_Aim of the task_
Read through the records below and copy each line that uses the word "image".

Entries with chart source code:
★ ★ ★

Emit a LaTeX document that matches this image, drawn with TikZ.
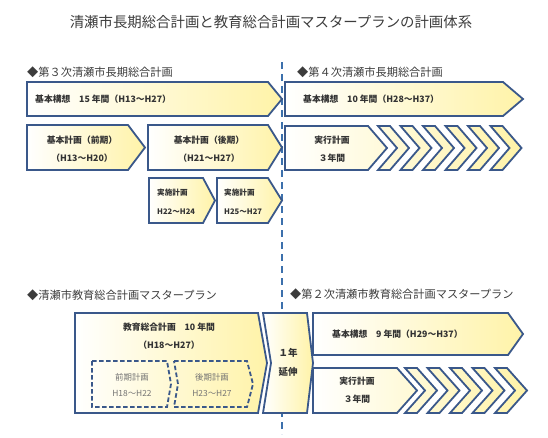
\documentclass[tikz,border=0pt]{standalone}
\usepackage{fontspec}
\setmainfont{Noto Sans CJK JP}
\definecolor{planblue}{RGB}{58,88,138}
\definecolor{lineblue}{RGB}{60,112,172}
\definecolor{planyellow}{RGB}{255,243,168}
\definecolor{headgray}{RGB}{60,60,60}

\begin{document}
\begin{tikzpicture}[
  x=1pt, y=-1pt,
  plan/.style={draw=planblue, line width=1.8pt, line join=miter,
    left color=white, right color=planyellow},
  subplan/.style={draw=planblue, line width=1.8pt, dash pattern=on 4.5pt off 2.5pt},
  divider/.style={draw=lineblue, line width=2.4pt, dash pattern=on 7pt off 5pt},
  title/.style={font=\fontsize{14.4}{16}\selectfont, text=headgray, inner sep=0pt},
  heading/.style={font=\fontsize{11.2}{13}\selectfont, text=headgray, anchor=west, inner sep=0pt},
  boxtext/.style={font=\bfseries\fontsize{8.8}{18}\selectfont, text=black!80, inner sep=0pt, align=center},
  smalltext/.style={font=\bfseries\fontsize{7.6}{19}\selectfont, text=black!80, inner sep=0pt, align=left, anchor=west},
  subtext/.style={font=\fontsize{8.4}{16}\selectfont, text=black!55, inner sep=0pt, align=center}
]
\useasboundingbox (0,0) rectangle (548,437);

% dividing line between the two periods
\draw[divider] (282,62) -- (282,434);

\node[title] (title) at (271,22) {清瀬市長期総合計画と教育総合計画マスタープランの計画体系};

% --- long-term plans ---
\node[heading] (head3) at (27,72) {◆第３次清瀬市長期総合計画};
\node[heading] (head4) at (297,72) {◆第４次清瀬市長期総合計画};

\path[plan] (27,82) -- (268,82) -- (282,99) -- (268,116) -- (27,116) -- cycle;
\node[boxtext, anchor=west] (kihon3) at (35,99) {基本構想　15 年間（H13～H27）};

\path[plan] (27,125) -- (128,125) -- (145,147.5) -- (128,170) -- (27,170) -- cycle;
\node[boxtext] (zenki) at (82,149) {基本計画（前期）\\（H13～H20）};

\path[plan] (148,125) -- (268,125) -- (282,147.5) -- (268,170) -- (148,170) -- cycle;
\node[boxtext] (kouki) at (209,149) {基本計画（後期）\\（H21～H27）};

\path[plan] (149,178) -- (203,178) -- (215,200.5) -- (203,223) -- (149,223) -- cycle;
\node[smalltext] (jisshi1) at (157,202) {実施計画\\H22～H24};

\path[plan] (217,178) -- (268,178) -- (282,200.5) -- (268,223) -- (217,223) -- cycle;
\node[smalltext] (jisshi2) at (224,202) {実施計画\\H25～H27};

\path[plan] (285,82) -- (503,82) -- (523,99) -- (503,116) -- (285,116) -- cycle;
\node[boxtext, anchor=west] (kihon4) at (303,99) {基本構想　10 年間（H28～H37）};

\path[plan] (285,126) -- (368,126) -- (387,148) -- (368,170) -- (285,170) -- cycle
  \foreach \i in {0,...,5} {
    ({378+22.5*\i},126) -- ++(12,0) -- ++(19,22) -- ++(-19,22) -- ++(-12,0) -- ++(19,-22) -- cycle
  };
\node[boxtext] (jikkou4) at (332,149) {実行計画\\３年間};

% --- education master plans ---
\node[heading] (headedu1) at (27,295) {◆清瀬市教育総合計画マスタープラン};
\node[heading] (headedu2) at (290,294) {◆第２次清瀬市教育総合計画マスタープラン};

\path[plan] (75,313) -- (258,313) -- (267,363) -- (258,413) -- (75,413) -- cycle;
\node[boxtext] (edu1) at (169,336.5) {教育総合計画　10 年間\\（H18～H27）};

\path[subplan] (92,361) -- (167,361) -- (171,384) -- (167,407) -- (92,407) -- cycle;
\node[subtext] (zenkiedu) at (132,385) {前期計画\\H18～H22};

\path[subplan] (174,361) -- (247,361) -- (253,384) -- (247,407) -- (174,407) -- (178,384) -- cycle;
\node[subtext] (koukiedu) at (212,385) {後期計画\\H23～H27};

\path[plan] (263,313) -- (307,313) -- (313,363) -- (307,413) -- (263,413) -- (271,363) -- cycle;
\node[boxtext, font=\bfseries\fontsize{9.5}{19}\selectfont] (encho) at (288,362.5) {１年\\延伸};

\path[plan] (313,313) -- (508,313) -- (523,334) -- (508,355) -- (313,355) -- cycle;
\node[boxtext, anchor=west] (kihonedu) at (332,334) {基本構想　9 年間（H29～H37）};

\path[plan] (313,368) -- (397,368) -- (417,390.5) -- (397,413) -- (313,413) -- cycle
  \foreach \i in {0,...,4} {
    ({405+22.5*\i},368) -- ++(12,0) -- ++(20,22.5) -- ++(-20,22.5) -- ++(-12,0) -- ++(20,-22.5) -- cycle
  };
\node[boxtext] (jikkouedu) at (357,390.5) {実行計画\\３年間};

\end{tikzpicture}
\end{document}
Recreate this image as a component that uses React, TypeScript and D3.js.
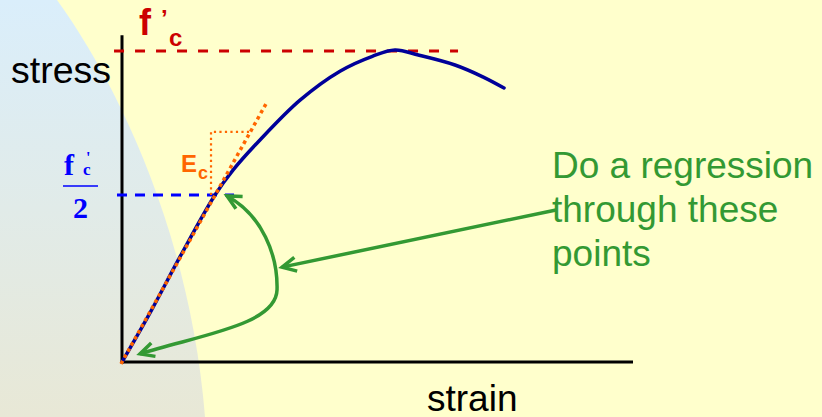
import React from "react";
import * as d3 from "d3";

// Stress-strain curve of concrete: strain (‰) vs normalized stress (σ / f'c)
const curveStrain = [0, 0.274, 0.567, 0.91, 1.086, 1.35, 1.742, 2.133, 2.45, 2.671, 2.90, 3.258, 3.530, 3.738];
const curveStress = [0, 0.158, 0.338, 0.537, 0.617, 0.714, 0.842, 0.935, 0.983, 1.003, 0.987, 0.955, 0.917, 0.881];

const axisStrainMax = 5;
const axisStressMax = 1.051;

const fcLevel = 1.0; // f'c
const fcLineStrain = [-0.078, 3.288];
const halfLevel = 0.537; // f'c / 2 as drawn
const halfLineStrain = [-0.049, 1.096];

// Ec tangent line and its slope triangle
const ecStrain = [-0.01, 1.419];
const ecStress = [-0.006, 0.836];
const triStrain = [0.871, 0.871, 1.272];
const triStress = [0.537, 0.740, 0.740];

// Annotation arrows (data coordinates)
const straightArrowStrain = [4.247, 1.566];
const straightArrowStress = [0.489, 0.305];
const curvedArrowStrain = [1.027, 1.37, 1.526, 1.517, 1.507, 0.763, 0.176];
const curvedArrowStress = [0.534, 0.473, 0.344, 0.232, 0.119, 0.087, 0.026];

const noteLines = ["Do a regression", "through these", "points"];

const W = 822;
const H = 417;

export default function App() {
  const x = d3.scaleLinear().domain([0, axisStrainMax]).range([122, 633]);
  const y = d3.scaleLinear().domain([0, fcLevel]).range([362, 51]);

  const pts: [number, number][] = curveStrain.map((s, i) => [x(s), y(curveStress[i])]);
  const curvePath = d3.line().curve(d3.curveCatmullRom.alpha(0.5))(pts) || "";

  const c = curvedArrowStrain.map((s, i) => [x(s), y(curvedArrowStress[i])]);
  const curvedPath = `M${c[0][0]},${c[0][1]} C${c[1][0]},${c[1][1]} ${c[2][0]},${c[2][1]} ${c[3][0]},${c[3][1]} C${c[4][0]},${c[4][1]} ${c[5][0]},${c[5][1]} ${c[6][0]},${c[6][1]}`;

  const triPath = d3.line()(triStrain.map((s, i) => [x(s), y(triStress[i])] as [number, number])) || "";

  const green = "#339933";
  const sans = "'Liberation Sans', Arial, sans-serif";
  const serif = "'Liberation Serif', 'Times New Roman', serif";

  return (
    <svg width={W} height={H} style={{ position: "absolute", left: 0, top: 0 }} xmlns="http://www.w3.org/2000/svg">
      <defs>
        <linearGradient id="bgLeft" x1="0" y1="0" x2="0" y2="1">
          <stop offset="0" stopColor="#DAEEFB" />
          <stop offset="1" stopColor="#E8E8D6" />
        </linearGradient>
        <marker id="ah" markerUnits="userSpaceOnUse" markerWidth="30" markerHeight="30" refX="0" refY="0" viewBox="-20 -15 30 30" orient="auto-start-reverse" overflow="visible">
          <path d="M-14,-7 L0,0 L-14,7" fill="none" stroke={green} strokeWidth={3.5} strokeLinejoin="miter" />
        </marker>
      </defs>
      <rect x={0} y={0} width={W} height={H} fill="#FFFFCC" />
      <path d="M0,0 L57,0 C115,80 190,230 205,417 L0,417 Z" fill="url(#bgLeft)" />

      {/* axes */}
      <line x1={x(0)} y1={y(0)} x2={x(axisStrainMax)} y2={y(0)} stroke="#000" strokeWidth={3} />
      <line x1={x(0)} y1={y(0) + 1.5} x2={x(0)} y2={y(axisStressMax)} stroke="#000" strokeWidth={3} />

      {/* f'c line */}
      <line x1={x(fcLineStrain[0])} y1={y(fcLevel)} x2={x(fcLineStrain[1])} y2={y(fcLevel)} stroke="#CC0000" strokeWidth={3} strokeDasharray="10 11" />
      {/* f'c/2 line */}
      <line x1={x(halfLineStrain[0])} y1={y(halfLevel)} x2={x(halfLineStrain[1])} y2={y(halfLevel)} stroke="#0000FF" strokeWidth={3} strokeDasharray="10 8" />

      {/* stress-strain curve */}
      <path d={curvePath} fill="none" stroke="#000099" strokeWidth={3.5} strokeLinecap="round" />

      {/* Ec tangent */}
      <line x1={x(ecStrain[0])} y1={y(ecStress[0])} x2={x(ecStrain[1])} y2={y(ecStress[1])} stroke="#FF6600" strokeWidth={3.5} strokeDasharray="3.5 3.5" />
      <path d={triPath} fill="none" stroke="#FF6600" strokeWidth={2.2} strokeDasharray="2.2 3.3" />

      {/* arrows */}
      <path d={curvedPath} fill="none" stroke={green} strokeWidth={3.5} markerStart="url(#ah)" markerEnd="url(#ah)" />
      <line x1={x(straightArrowStrain[0])} y1={y(straightArrowStress[0])} x2={x(straightArrowStrain[1])} y2={y(straightArrowStress[1])} stroke={green} strokeWidth={3.5} markerEnd="url(#ah)" />

      {/* labels */}
      <text x={11} y={83} fontFamily={sans} fontSize={37.5} fill="#000">stress</text>
      <text x={427} y={411} fontFamily={sans} fontSize={37} fill="#000">strain</text>

      <text x={139} y={35} fontFamily={sans} fontSize={36} fontWeight="bold" fill="#CC0000">f</text>
      <text x={161} y={27} fontFamily={sans} fontSize={24} fontWeight="bold" fill="#CC0000">’</text>
      <text x={169} y={46} fontFamily={sans} fontSize={24} fontWeight="bold" fill="#CC0000">c</text>

      <text x={181} y={172} fontFamily={sans} fontSize={24} fontWeight="bold" fill="#FF6600">E</text>
      <text x={198} y={179} fontFamily={sans} fontSize={18} fontWeight="bold" fill="#FF6600">c</text>

      <text x={64} y={175} fontFamily={serif} fontSize={30} fontWeight="bold" fill="#0000FF">f</text>
      <text x={86} y={163} fontFamily={serif} fontSize={16} fontWeight="bold" fill="#0000FF">'</text>
      <text x={83} y={175} fontFamily={serif} fontSize={17} fontWeight="bold" fill="#0000FF">c</text>
      <line x1={63} y1={186} x2={98} y2={186} stroke="#0000FF" strokeWidth={1.5} />
      <text x={73} y={218} fontFamily={serif} fontSize={30} fontWeight="bold" fill="#0000FF">2</text>

      {noteLines.map((t, i) => (
        <text key={i} x={552} y={178 + i * 44} fontFamily={sans} fontSize={37} fill={green}>{t}</text>
      ))}
    </svg>
  );
}
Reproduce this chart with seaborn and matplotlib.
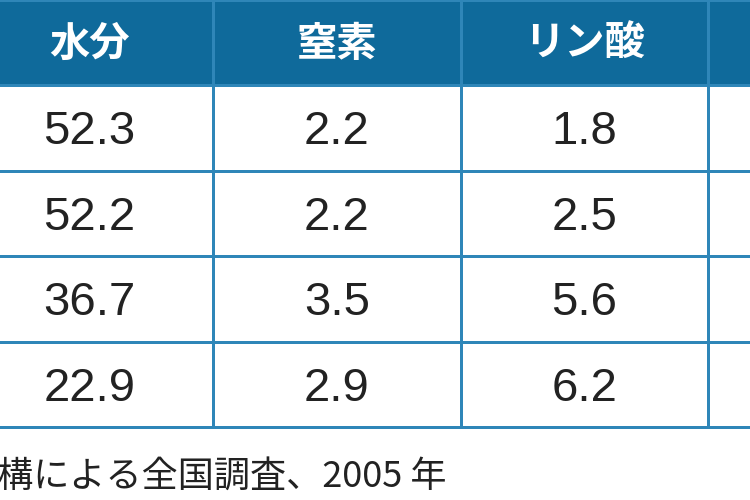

★ ★ ★

_Written answer_
Emit a LaTeX document that matches this image, drawn with TikZ.
Recreate this image as a component that uses React, TypeScript and D3.js.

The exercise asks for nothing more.